Tuesday, May 11, 2010

Come, Thou Fount

Sunday was Mother's Day; my first as the mother of two. I feel overwhelmingly blessed to have my husband and kids. I am the lucky one. Thank you, Jesus.

There are so many ways I feel blessed. And yet... there are often times when I feel dissatisfied. I know I shouldn't. This isn't exclusive to my past two years of motherhood. At each point in my life I have struggled. I ought to struggle less now than I did, and perhaps I do. I know better than to think about what I don't have than all that I've been given. Yet, my heart is prone to wander, and inevitably I'll see, read, hear, or even just think something that makes me feel like I ought to have something more.

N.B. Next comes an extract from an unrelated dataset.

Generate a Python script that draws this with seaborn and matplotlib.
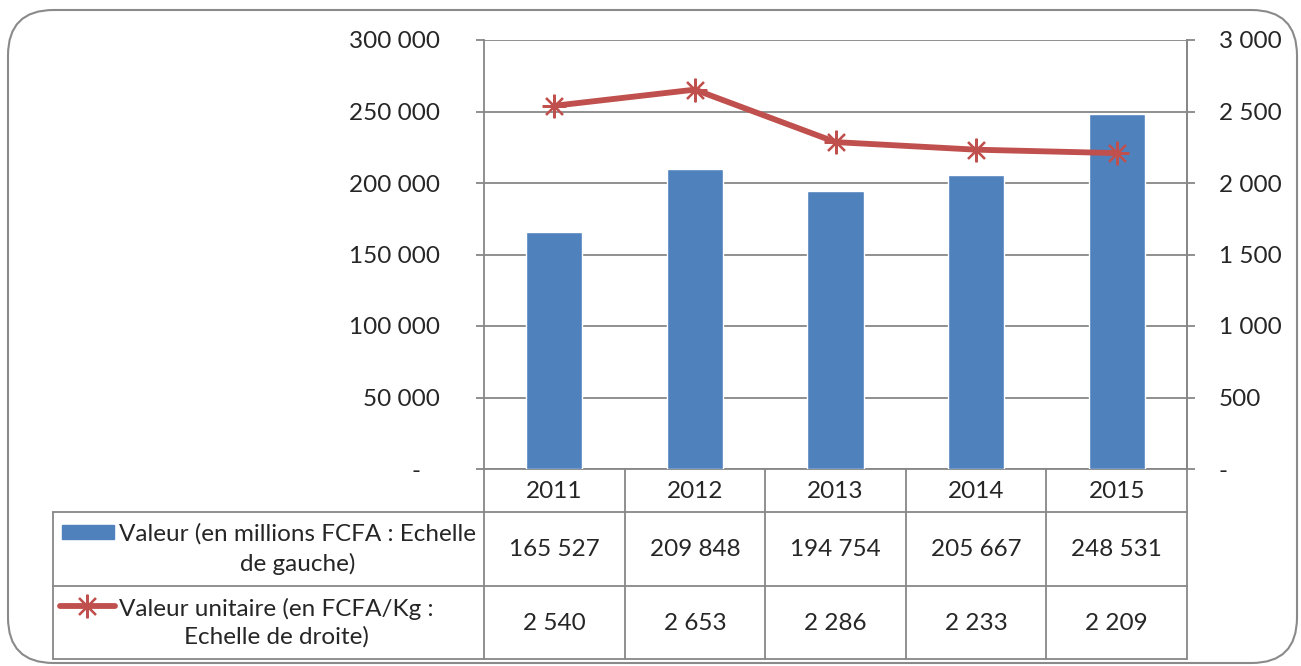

You know, I'm not saying there's not a really important place for a sort of divine discontentment that seeks more and more of God. I don't mean to contradict any notions of Augustine about how we thirst for God the more that we know Him. So don't get me wrong.

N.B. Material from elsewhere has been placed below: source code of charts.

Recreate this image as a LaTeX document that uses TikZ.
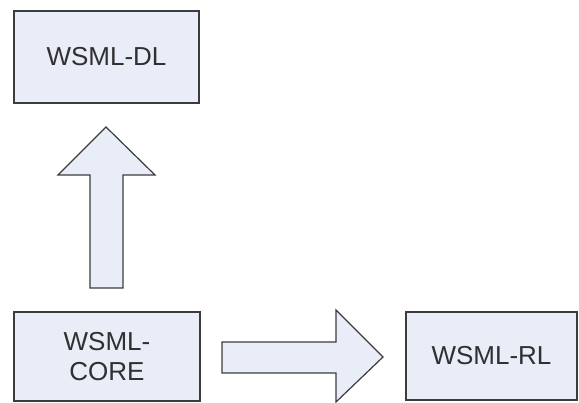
\documentclass[tikz,border=0pt]{standalone}
\usepackage{fontspec}
\setmainfont{Liberation Sans}
\definecolor{boxfill}{HTML}{E9EDF8}
\definecolor{boxline}{HTML}{3C3C3C}
\definecolor{txt}{HTML}{303030}
\begin{document}
\begin{tikzpicture}[x=1pt,y=-1pt,
  lbox/.style={draw=boxline,fill=boxfill,line width=1.4pt,inner sep=0pt,align=center,
    font=\fontsize{26}{30}\selectfont,text=txt},
  barrow/.style={draw=boxline,fill=boxfill,line width=1.2pt,line join=miter}]
\useasboundingbox (0,0) rectangle (579,403);
\node[lbox,minimum width=185pt,minimum height=92pt] (dl) at (106.5,57) {WSML-DL};
\node[lbox,minimum width=186pt,minimum height=89pt] (core) at (107,356.5) {WSML-\\CORE};
\node[lbox,minimum width=171pt,minimum height=88pt] (rl) at (491.5,356) {WSML-RL};
\draw[barrow] (106,127) -- (155,175) -- (123,175) -- (123,288) -- (90,288) -- (90,175) -- (58,175) -- cycle;
\draw[barrow] (383,357) -- (336,402) -- (336,373) -- (222,373) -- (222,342) -- (336,342) -- (336,310) -- cycle;
\end{tikzpicture}
\end{document}
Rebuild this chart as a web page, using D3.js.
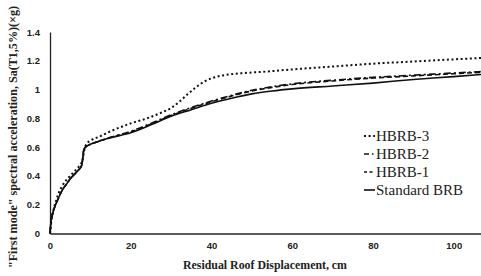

I'm talking about the kind of satisfaction that revels in all that God has done for me. That He exists, is good, has saved me, and as though it weren't enough, chooses to bless me on top of that sometimes. Why? Do I have to answer that question? Can't I just enjoy?

The theological point I keep coming back to is Piper's Christian Hedonism. I'm not sure I'll ever get over it, or want to. I'm not even sure I ever really do it. But I keep thinking, "God is most glorified in me when I am most satisfied in Him." So I want to fight anything that makes me dissatisfied with God alone.

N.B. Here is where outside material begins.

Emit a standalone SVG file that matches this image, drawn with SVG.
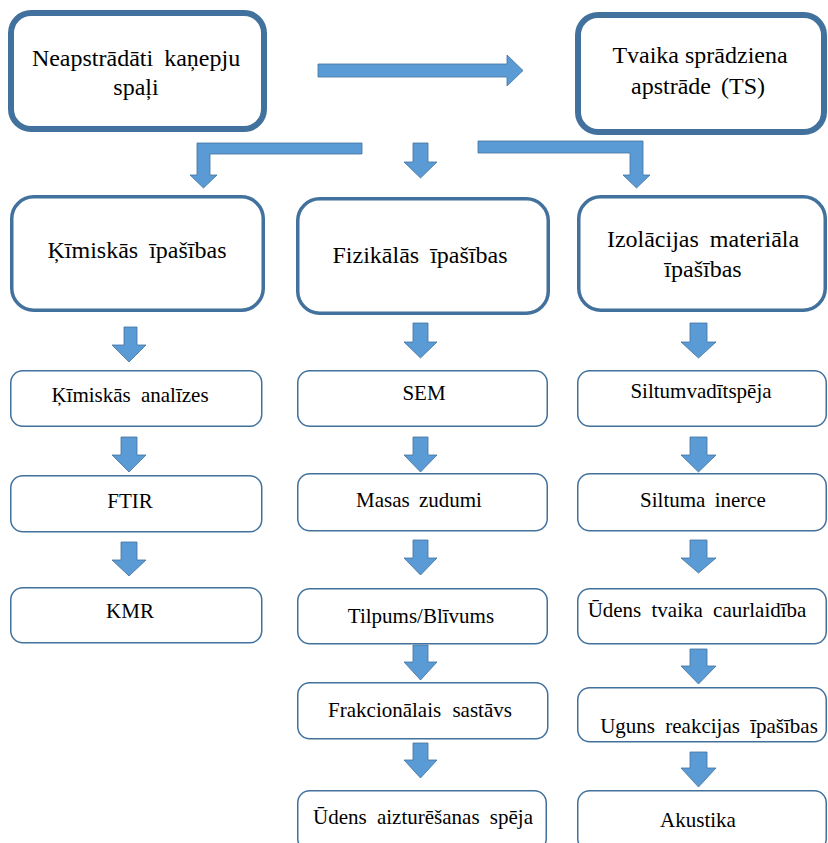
<svg xmlns="http://www.w3.org/2000/svg" width="828" height="843" viewBox="0 0 828 843">
<rect width="828" height="843" fill="#fff"/>
<g id="connectors" fill="#5B9BD5" stroke="#41719C" stroke-width="0.8">
<path d="M318,64 H507 V55 L523,70.5 L507,86 V77 H318 Z"/>
<path d="M362,143 V154 H210 V175 H217 L203.5,188 L190,175 H197 V143 Z"/>
<path d="M413,143 H428 V162 H437 L420.5,178 L404,162 H413 Z"/>
<path d="M478,141 H643 V175 H650 L636.5,188 L623,175 H630 V153 H478 Z"/>
<path d="M124,327 H137 V345 H146 L129,362 L112,345 H124 Z"/>
<path d="M413,323 H428 V342 H437 L420.5,358 L404,342 H413 Z"/>
<path d="M690,323 H707 V342 H716 L698.5,358 L681,342 H690 Z"/>
<path d="M121,437 H137 V455 H146 L129,472 L112,455 H121 Z"/>
<path d="M121,542 H137 V560 H146 L129,576 L112,560 H121 Z"/>
<path d="M413,437 H428 V455 H437 L420.5,472 L404,455 H413 Z"/>
<path d="M413,540 H428 V558 H437 L420.5,575 L404,558 H413 Z"/>
<path d="M413,645 H428 V662 H437 L420.5,680 L404,662 H413 Z"/>
<path d="M413,743 H428 V760 H437 L420.5,778 L404,760 H413 Z"/>
<path d="M690,437 H707 V455 H716 L698.5,472 L681,455 H690 Z"/>
<path d="M690,540 H707 V558 H716 L698.5,573 L681,558 H690 Z"/>
<path d="M690,649 H707 V666 H716 L698.5,684 L681,666 H690 Z"/>
<path d="M690,752 H707 V768 H716 L698.5,787 L681,768 H690 Z"/>
</g>
<g id="raw">
<rect x="11" y="13" width="253" height="116" rx="20" fill="#fff" stroke="#41719C" stroke-width="6"/>
<text font-family="Liberation Serif" font-size="24" word-spacing="5" text-anchor="middle" x="136" y="66">Neapstrādāti kaņepju</text>
<text font-family="Liberation Serif" font-size="24" text-anchor="middle" x="136" y="95">spaļi</text>
</g>
<g id="ts">
<rect x="578" y="15" width="246" height="117" rx="20" fill="#fff" stroke="#41719C" stroke-width="6"/>
<text font-family="Liberation Serif" font-size="24" text-anchor="middle" x="700" y="63">Tvaika sprādziena</text>
<text font-family="Liberation Serif" font-size="24" word-spacing="4" text-anchor="middle" x="698" y="94">apstrāde (TS)</text>
</g>
<g id="chem">
<rect x="11.75" y="196.75" width="251.5" height="113.5" rx="22" fill="#fff" stroke="#41719C" stroke-width="3.5"/>
<text font-family="Liberation Serif" font-size="24" word-spacing="5" text-anchor="middle" x="137" y="258">Ķīmiskās īpašības</text>
</g>
<g id="phys">
<rect x="297.75" y="198.75" width="250.5" height="114.5" rx="22" fill="#fff" stroke="#41719C" stroke-width="3.5"/>
<text font-family="Liberation Serif" font-size="24" word-spacing="5" text-anchor="middle" x="420" y="263">Fizikālās īpašības</text>
</g>
<g id="insul">
<rect x="578.75" y="196.75" width="246.5" height="113.5" rx="22" fill="#fff" stroke="#41719C" stroke-width="3.5"/>
<text font-family="Liberation Serif" font-size="24" word-spacing="5" text-anchor="middle" x="703" y="247">Izolācijas materiāla</text>
<text font-family="Liberation Serif" font-size="24" text-anchor="middle" x="703" y="277">īpašības</text>
</g>
<g id="chem1"><rect x="10.75" y="370.75" width="251" height="55.5" rx="12" fill="#fff" stroke="#41719C" stroke-width="1.5"/><text font-family="Liberation Serif" font-size="21" word-spacing="5" text-anchor="middle" x="130" y="402">Ķīmiskās analīzes</text></g>
<g id="chem2"><rect x="10.75" y="475.75" width="251" height="56" rx="12" fill="#fff" stroke="#41719C" stroke-width="1.5"/><text font-family="Liberation Serif" font-size="21" text-anchor="middle" x="130" y="508">FTIR</text></g>
<g id="chem3"><rect x="10.75" y="587.75" width="251" height="55" rx="12" fill="#fff" stroke="#41719C" stroke-width="1.5"/><text font-family="Liberation Serif" font-size="21" text-anchor="middle" x="130" y="618">KMR</text></g>
<g id="phys1"><rect x="297.75" y="370.75" width="249.5" height="55.5" rx="12" fill="#fff" stroke="#41719C" stroke-width="1.5"/><text font-family="Liberation Serif" font-size="21" text-anchor="middle" x="424" y="400">SEM</text></g>
<g id="phys2"><rect x="297.75" y="473.75" width="249.5" height="57" rx="12" fill="#fff" stroke="#41719C" stroke-width="1.5"/><text font-family="Liberation Serif" font-size="21" word-spacing="4" text-anchor="middle" x="419" y="507">Masas zudumi</text></g>
<g id="phys3"><rect x="297.75" y="588.75" width="249.5" height="55" rx="12" fill="#fff" stroke="#41719C" stroke-width="1.5"/><text font-family="Liberation Serif" font-size="21" text-anchor="middle" x="421" y="623">Tilpums/Blīvums</text></g>
<g id="phys4"><rect x="297.75" y="682.75" width="250" height="56" rx="12" fill="#fff" stroke="#41719C" stroke-width="1.5"/><text font-family="Liberation Serif" font-size="21" word-spacing="6" text-anchor="middle" x="420" y="717">Frakcionālais sastāvs</text></g>
<g id="phys5"><rect x="297.75" y="790.75" width="248.5" height="60" rx="12" fill="#fff" stroke="#41719C" stroke-width="1.5"/><text font-family="Liberation Serif" font-size="21" word-spacing="5" text-anchor="middle" x="423" y="824">Ūdens aizturēšanas spēja</text></g>
<g id="ins1"><rect x="577.75" y="370.75" width="248.5" height="55.5" rx="12" fill="#fff" stroke="#41719C" stroke-width="1.5"/><text font-family="Liberation Serif" font-size="21" text-anchor="middle" x="701" y="398">Siltumvadītspēja</text></g>
<g id="ins2"><rect x="577.75" y="473.75" width="248.5" height="57" rx="12" fill="#fff" stroke="#41719C" stroke-width="1.5"/><text font-family="Liberation Serif" font-size="21" word-spacing="4" text-anchor="middle" x="703" y="507">Siltuma inerce</text></g>
<g id="ins3"><rect x="577.75" y="588.75" width="248.5" height="55" rx="12" fill="#fff" stroke="#41719C" stroke-width="1.5"/><text font-family="Liberation Serif" font-size="21" word-spacing="5" text-anchor="middle" x="697" y="617">Ūdens tvaika caurlaidība</text></g>
<g id="ins4"><rect x="577.75" y="687.75" width="248.5" height="54" rx="12" fill="#fff" stroke="#41719C" stroke-width="1.5"/><text font-family="Liberation Serif" font-size="21" word-spacing="5" text-anchor="middle" x="709" y="733">Uguns reakcijas īpašības</text></g>
<g id="ins5"><rect x="577.75" y="790.75" width="248.5" height="60" rx="12" fill="#fff" stroke="#41719C" stroke-width="1.5"/><text font-family="Liberation Serif" font-size="21" text-anchor="middle" x="698" y="827">Akustika</text></g>
</svg>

When songs are sung about being satisfied in God, I want them to be true of my heart, but sometimes they are not. For instance, the song "More Than Enough" is in point of fact, true. "All of You is more than enough for all of me, for every thirst and every need." I can sing it, and it is true. Sometimes I even feel it. I'd like to feel it more.

That's why "Come Thou Fount of Every Blessing" is still such a relevant hymn to me. It's a song asking God to make me want to sing about how good He is to me. I need that for my spiritual protection and fruitfulness. I also need to make the confession that my heart is prone to wander, prone to leave the God I love.

Come, thou fount of every blessing,
Tune my heart to sing Thy grace
Streams of mercy never ceasing
Calls for songs of loudest praise
Teach me some melodious sonnet
Sung by flaming tongues above
Praise the mount, I'm fixed upon it
Mount of God's redeeming love.


I know His unending mercy calls for praise. It is a goal of mine that my heart would be in tune. So come Lord, help me. And while I'm waiting, I will sing this song.